Personal information
- Born: 12 January 2005 (age 21) Abano Terme, Italy

Team information
- Current team: Tirol Women Cycling
- Discipline: Track Road

Amateur team
- 2024–2025: Bft Burzoni VO2 Team Pink

Professional team
- 2026–: Tirol Women Cycling

Medal record
Representing Italy
Women's track cycling
European Championships
| Bronze medal – third place | 2026 Konya | Team pursuit |

= Linda Sanarini =

Italian cyclist (born 2007)

Linda Sanarini (born 18 January 2007) is an Italian track and road cyclist. She was a bronze medalist in the Team Pursuit at the 2026 UEC European Track Championships. Prior to that, she won multiple medals at Junior World and European Track Championships, and won the road race at the 2023 European Youth Olympic Festival.

==Biography==
Sanarini was born 18 January, 2007, in Abano Terme and later lived in Saccolongo, Padua. In 2021, she became Italian age-group road champion. On the track, she won the Italian age-group title in the Omnium at the Italian Youth Championships in San Giovanni al Natisone. In 2022, she won the Italian age-group time trial title in Friuli, and three titles on the track: in the Team Pursuit, Omnium, and Madison, in Dalmine.

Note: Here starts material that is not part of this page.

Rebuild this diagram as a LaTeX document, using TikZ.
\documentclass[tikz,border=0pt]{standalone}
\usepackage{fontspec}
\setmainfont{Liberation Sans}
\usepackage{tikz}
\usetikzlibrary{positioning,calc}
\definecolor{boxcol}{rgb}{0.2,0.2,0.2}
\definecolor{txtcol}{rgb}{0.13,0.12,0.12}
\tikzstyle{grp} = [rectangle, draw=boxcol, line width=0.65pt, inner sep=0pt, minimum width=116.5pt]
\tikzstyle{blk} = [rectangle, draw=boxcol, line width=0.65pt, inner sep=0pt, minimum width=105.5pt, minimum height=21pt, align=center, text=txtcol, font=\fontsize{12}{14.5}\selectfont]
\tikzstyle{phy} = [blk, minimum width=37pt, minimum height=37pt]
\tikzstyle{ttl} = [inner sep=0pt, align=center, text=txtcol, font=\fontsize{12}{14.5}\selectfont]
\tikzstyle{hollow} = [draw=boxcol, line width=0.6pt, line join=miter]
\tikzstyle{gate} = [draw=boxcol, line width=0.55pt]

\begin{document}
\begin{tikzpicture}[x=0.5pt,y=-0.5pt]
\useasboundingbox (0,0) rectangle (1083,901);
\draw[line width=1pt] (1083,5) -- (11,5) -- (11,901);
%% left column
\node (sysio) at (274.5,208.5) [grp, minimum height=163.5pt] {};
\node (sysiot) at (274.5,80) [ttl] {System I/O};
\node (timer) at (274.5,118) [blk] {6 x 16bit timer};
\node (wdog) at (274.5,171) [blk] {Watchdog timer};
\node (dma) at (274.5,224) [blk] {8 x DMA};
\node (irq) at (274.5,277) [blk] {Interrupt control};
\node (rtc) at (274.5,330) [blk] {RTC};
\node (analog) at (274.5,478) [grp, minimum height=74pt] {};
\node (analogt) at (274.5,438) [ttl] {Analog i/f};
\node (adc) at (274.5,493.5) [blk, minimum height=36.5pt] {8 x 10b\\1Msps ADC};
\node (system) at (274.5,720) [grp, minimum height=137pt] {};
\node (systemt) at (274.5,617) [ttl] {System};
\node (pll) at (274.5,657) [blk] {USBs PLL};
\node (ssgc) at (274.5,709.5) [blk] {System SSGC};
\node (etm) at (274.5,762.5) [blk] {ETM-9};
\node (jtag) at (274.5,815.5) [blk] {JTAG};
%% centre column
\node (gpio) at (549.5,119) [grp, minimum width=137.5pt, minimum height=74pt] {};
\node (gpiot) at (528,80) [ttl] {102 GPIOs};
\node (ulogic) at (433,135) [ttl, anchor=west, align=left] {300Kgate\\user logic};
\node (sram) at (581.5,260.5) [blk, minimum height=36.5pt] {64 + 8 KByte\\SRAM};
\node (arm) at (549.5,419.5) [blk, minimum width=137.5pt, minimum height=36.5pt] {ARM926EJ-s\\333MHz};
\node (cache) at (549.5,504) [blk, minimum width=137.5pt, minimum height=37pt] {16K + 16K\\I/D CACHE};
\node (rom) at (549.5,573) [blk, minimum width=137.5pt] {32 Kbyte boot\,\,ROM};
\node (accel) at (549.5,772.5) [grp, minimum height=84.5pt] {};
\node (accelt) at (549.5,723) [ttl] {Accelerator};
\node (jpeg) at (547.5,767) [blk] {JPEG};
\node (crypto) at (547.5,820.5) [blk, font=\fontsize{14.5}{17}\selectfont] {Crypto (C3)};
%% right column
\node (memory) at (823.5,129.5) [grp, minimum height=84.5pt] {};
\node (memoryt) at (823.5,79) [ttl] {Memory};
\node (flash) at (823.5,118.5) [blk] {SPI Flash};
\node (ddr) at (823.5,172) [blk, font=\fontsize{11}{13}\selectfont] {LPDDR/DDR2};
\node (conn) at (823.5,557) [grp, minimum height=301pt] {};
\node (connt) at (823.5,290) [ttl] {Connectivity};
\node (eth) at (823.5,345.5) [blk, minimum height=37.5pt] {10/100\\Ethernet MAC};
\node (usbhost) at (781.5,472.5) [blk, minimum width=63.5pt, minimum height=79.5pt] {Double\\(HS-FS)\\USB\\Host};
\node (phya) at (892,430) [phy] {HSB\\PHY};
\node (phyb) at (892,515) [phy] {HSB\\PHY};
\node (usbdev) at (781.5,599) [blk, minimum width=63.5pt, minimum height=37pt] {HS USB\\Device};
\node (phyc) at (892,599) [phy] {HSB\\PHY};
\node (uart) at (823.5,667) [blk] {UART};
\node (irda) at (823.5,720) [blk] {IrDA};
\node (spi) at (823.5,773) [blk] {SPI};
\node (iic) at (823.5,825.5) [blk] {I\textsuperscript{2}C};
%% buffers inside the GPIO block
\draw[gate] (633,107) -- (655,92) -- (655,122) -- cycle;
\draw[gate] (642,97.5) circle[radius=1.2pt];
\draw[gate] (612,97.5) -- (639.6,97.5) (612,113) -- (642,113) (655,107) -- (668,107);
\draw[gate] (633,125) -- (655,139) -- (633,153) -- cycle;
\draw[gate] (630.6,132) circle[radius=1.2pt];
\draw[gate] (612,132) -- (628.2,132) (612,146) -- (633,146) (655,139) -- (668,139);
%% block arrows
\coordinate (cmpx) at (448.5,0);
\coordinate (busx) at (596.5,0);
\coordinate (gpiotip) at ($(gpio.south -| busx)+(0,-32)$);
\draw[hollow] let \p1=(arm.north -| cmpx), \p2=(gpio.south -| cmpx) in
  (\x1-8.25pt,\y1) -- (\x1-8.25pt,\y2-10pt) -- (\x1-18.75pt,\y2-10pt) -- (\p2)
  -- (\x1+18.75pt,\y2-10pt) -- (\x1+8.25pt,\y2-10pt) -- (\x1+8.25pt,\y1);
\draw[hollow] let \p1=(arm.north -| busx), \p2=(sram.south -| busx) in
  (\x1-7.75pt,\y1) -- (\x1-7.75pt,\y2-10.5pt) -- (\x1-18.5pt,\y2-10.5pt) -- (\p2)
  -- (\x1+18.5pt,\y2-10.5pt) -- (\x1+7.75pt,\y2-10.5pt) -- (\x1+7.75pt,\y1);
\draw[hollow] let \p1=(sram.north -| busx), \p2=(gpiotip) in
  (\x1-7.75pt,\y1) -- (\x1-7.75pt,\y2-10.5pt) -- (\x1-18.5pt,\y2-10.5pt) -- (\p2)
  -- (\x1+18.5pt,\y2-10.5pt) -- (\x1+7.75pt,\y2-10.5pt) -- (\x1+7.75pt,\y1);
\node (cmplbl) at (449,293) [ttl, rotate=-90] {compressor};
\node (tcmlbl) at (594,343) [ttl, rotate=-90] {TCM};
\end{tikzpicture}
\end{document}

She competed for Italy at the 2023 European Youth Olympic Festival in
Maribor, Slovenia, winning the girls' road race. That year, she signed for Bft Burzoni VO2 Team Pink Junior Women's team.

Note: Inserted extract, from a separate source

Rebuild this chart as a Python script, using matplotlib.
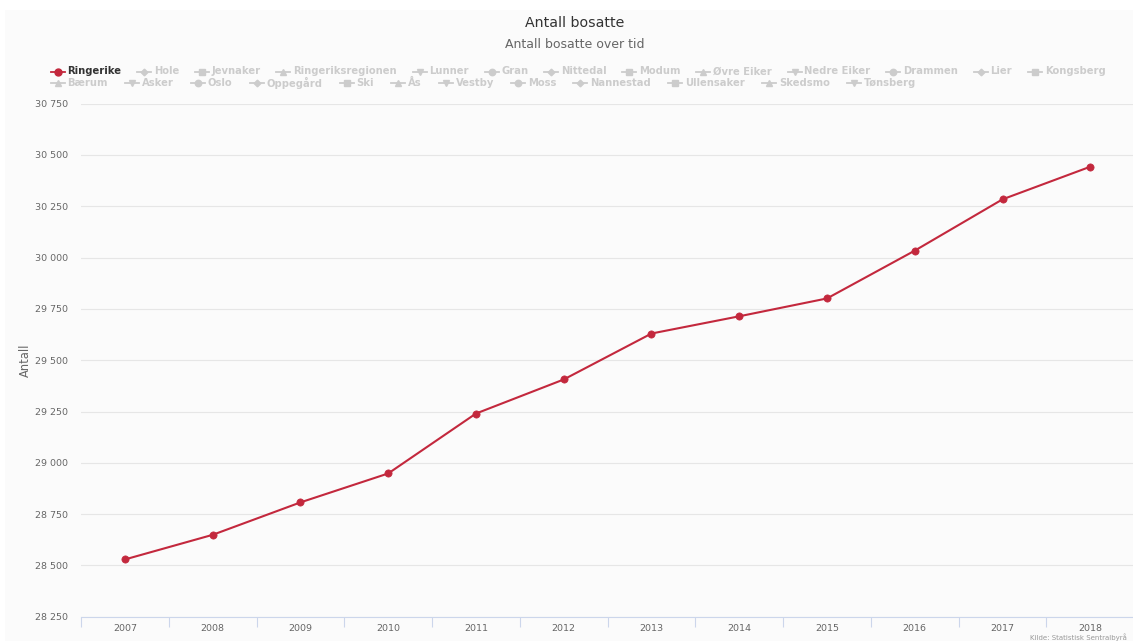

At the 2024 UCI Junior Track Cycling World Championships in Luoyang, China, she won bronze medals in the Team Pursuit and Madison (alongside Anita Baima), also placing fifth in the Omnium. At the 2024 UEC European Track Junior Championships in Cottbus, she won the silver medal in the Omnium and a bronze medal in the Team Pursuit.

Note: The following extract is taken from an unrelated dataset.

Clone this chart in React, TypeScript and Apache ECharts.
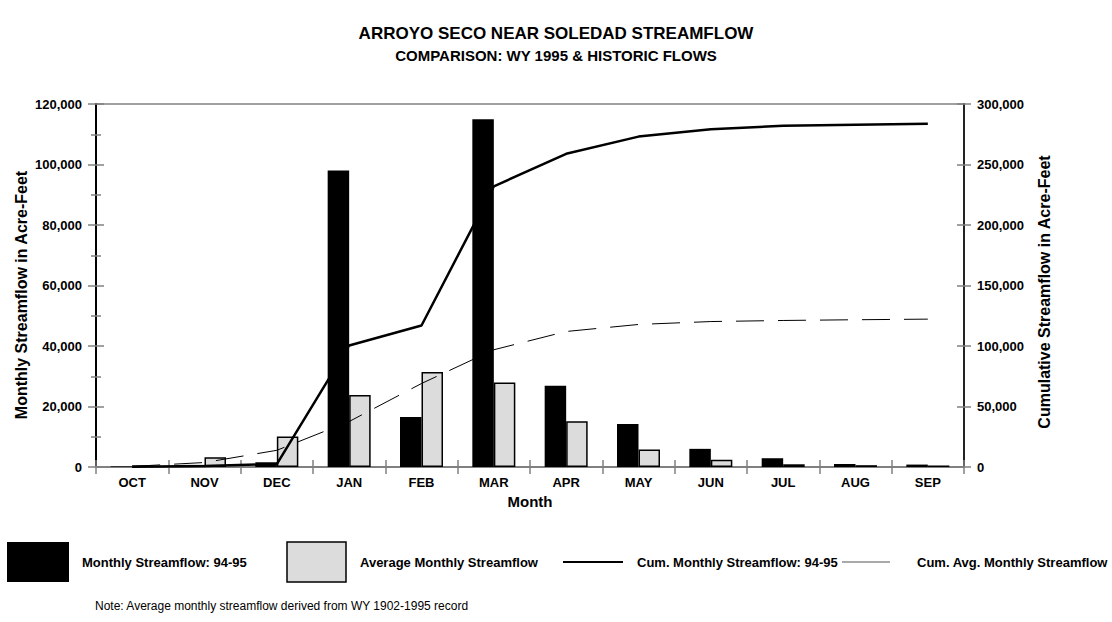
import React, { useEffect, useRef } from 'react';
import * as echarts from 'echarts';

const months = ['OCT', 'NOV', 'DEC', 'JAN', 'FEB', 'MAR', 'APR', 'MAY', 'JUN', 'JUL', 'AUG', 'SEP'];
const monthly9495 = [200, 700, 1550, 98000, 16500, 115000, 26900, 14200, 6000, 2900, 1000, 800];
const avgMonthly = [500, 3200, 10100, 23800, 31400, 27900, 15100, 5800, 2400, 900, 600, 500];
const cum9495 = [200, 900, 2450, 100450, 116950, 231950, 258850, 273050, 279050, 281950, 282950, 283750];
const cumAvg = [500, 3700, 13800, 37600, 69000, 96900, 112000, 117800, 120200, 121100, 121700, 122200];

const F = '"Liberation Sans", Arial, Helvetica, sans-serif';
const GRAY = '#808080';

export default function App() {
  const ref = useRef<HTMLDivElement>(null);
  useEffect(() => {
    const chart = echarts.init(ref.current!, null, { renderer: 'svg' });
    const fmt = (v: number) => v.toLocaleString('en-US');
    const tickLine = { color: GRAY, width: 1.5 };
    const bold = (size: number) => ({ fontSize: size, fontWeight: 'bold', color: '#000', fontFamily: F });
    const legendY = 562;
    const option: any = {
      animation: false,
      textStyle: { fontFamily: F },
      title: [
        { text: 'ARROYO SECO NEAR SOLEDAD STREAMFLOW', left: 'center', top: 25, padding: 0, textStyle: bold(17) },
        { text: 'COMPARISON: WY 1995 & HISTORIC FLOWS', left: 'center', top: 48, padding: 0, textStyle: bold(15) },
      ],
      grid: { left: 96, right: 148, top: 104, bottom: 155, show: true, borderColor: GRAY, borderWidth: 1.5, backgroundColor: 'transparent' },
      xAxis: [
        {
          type: 'category', data: months, position: 'bottom',
          axisLine: { show: true, lineStyle: { color: GRAY, width: 2 } },
          axisTick: { show: true, length: 7, lineStyle: tickLine },
          axisLabel: { ...bold(13), margin: 9 },
          name: 'Month', nameLocation: 'middle', nameGap: 26, nameTextStyle: bold(15),
          splitLine: { show: false },
        },
        {
          type: 'category', data: months, position: 'bottom',
          axisLine: { show: false },
          axisTick: { show: true, inside: true, length: 7, lineStyle: tickLine },
          axisLabel: { show: false }, splitLine: { show: false },
        },
      ],
      yAxis: [
        {
          type: 'value', position: 'left', min: 0, max: 120000, interval: 20000,
          axisLine: { show: true, lineStyle: { color: '#000', width: 2 } },
          axisTick: { show: true, length: 8, lineStyle: tickLine },
          minorTick: { show: true, splitNumber: 2, length: 5, lineStyle: tickLine },
          splitLine: { show: false },
          axisLabel: { ...bold(13), margin: 14, formatter: fmt },
        },
        {
          type: 'value', position: 'left', min: 0, max: 120000, interval: 20000,
          axisLine: { show: false },
          axisTick: { show: true, inside: true, length: 8, lineStyle: tickLine },
          minorTick: { show: true, splitNumber: 2, length: 5, lineStyle: tickLine },
          splitLine: { show: false }, axisLabel: { show: false },
        },
        {
          type: 'value', position: 'right', min: 0, max: 300000, interval: 50000,
          axisLine: { show: true, lineStyle: { color: '#222', width: 2 } },
          axisTick: { show: true, length: 7, lineStyle: tickLine },
          splitLine: { show: false },
          axisLabel: { ...bold(13), margin: 13, formatter: fmt },
        },
        {
          type: 'value', position: 'right', min: 0, max: 300000, interval: 50000,
          axisLine: { show: false },
          axisTick: { show: true, inside: true, length: 7, lineStyle: tickLine },
          splitLine: { show: false }, axisLabel: { show: false },
        },
      ],
      series: [
        {
          name: 'Monthly Streamflow: 94-95', type: 'bar', xAxisIndex: 0, yAxisIndex: 0,
          data: monthly9495, barWidth: 21.5, barGap: '0%', z: 4,
          itemStyle: { color: '#000' },
        },
        {
          name: 'Average Monthly Streamflow', type: 'bar', xAxisIndex: 0, yAxisIndex: 0,
          data: avgMonthly, barWidth: 21.5, barGap: '0%', z: 2,
          itemStyle: { color: '#DCDCDC', borderColor: '#000', borderWidth: 1.5 },
        },
        {
          name: 'Cum. Monthly Streamflow: 94-95', type: 'line', xAxisIndex: 0, yAxisIndex: 2,
          data: cum9495, symbol: 'none', z: 3,
          lineStyle: { color: '#000', width: 2.5 },
        },
        {
          name: 'Cum. Avg. Monthly Streamflow', type: 'line', xAxisIndex: 0, yAxisIndex: 2,
          data: cumAvg, symbol: 'none', z: 3,
          lineStyle: { color: '#000', width: 1, type: [28, 14] },
        },
      ],
      graphic: [
        { type: 'text', x: 21, y: 295, rotation: Math.PI / 2, style: { text: 'Monthly Streamflow in Acre-Feet', fill: '#000', align: 'center', verticalAlign: 'middle', font: `bold 16px ${F}` } },
        { type: 'text', x: 1044, y: 292, rotation: Math.PI / 2, style: { text: 'Cumulative Streamflow in Acre-Feet', fill: '#000', align: 'center', verticalAlign: 'middle', font: `bold 16px ${F}` } },
        { type: 'rect', shape: { x: 7, y: legendY - 20, width: 62, height: 40 }, style: { fill: '#000' } },
        { type: 'text', x: 82, y: legendY, style: { text: 'Monthly Streamflow: 94-95', fill: '#000', verticalAlign: 'middle', font: `bold 13px ${F}` } },
        { type: 'rect', shape: { x: 287, y: legendY - 20, width: 59, height: 40 }, style: { fill: '#DCDCDC', stroke: '#000', lineWidth: 1.5 } },
        { type: 'text', x: 360, y: legendY, style: { text: 'Average Monthly Streamflow', fill: '#000', verticalAlign: 'middle', font: `bold 13px ${F}` } },
        { type: 'line', shape: { x1: 563, y1: legendY, x2: 623, y2: legendY }, style: { stroke: '#000', lineWidth: 2 } },
        { type: 'text', x: 637, y: legendY, style: { text: 'Cum. Monthly Streamflow: 94-95', fill: '#000', verticalAlign: 'middle', font: `bold 13px ${F}` } },
        { type: 'line', shape: { x1: 842, y1: legendY, x2: 890, y2: legendY }, style: { stroke: '#555', lineWidth: 1 } },
        { type: 'text', x: 917, y: legendY, style: { text: 'Cum. Avg. Monthly Streamflow', fill: '#000', verticalAlign: 'middle', font: `bold 13px ${F}` } },
        { type: 'text', x: 95, y: 606, style: { text: 'Note: Average monthly streamflow derived from WY 1902-1995 record', fill: '#000', verticalAlign: 'middle', font: `12px ${F}` } },
      ],
    };
    chart.setOption(option);
    return () => chart.dispose();
  }, []);
  return <div ref={ref} style={{ position: 'fixed', left: 0, top: 0, width: 1112, height: 622, background: '#fff' }} />;
}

She was a medalist in the Team Pursuit at the 2025 UCI Junior Track Cycling World Championships in Apeldoorn, Netherlands, and the 2025 UEC European Junior Track Championships in Anadia, Portugal.

In February 2026, Sanarini won a bronze medal with the Italian team at the 2026 UEC European Track Championships in Konya, Turkey, in the women's team pursuit.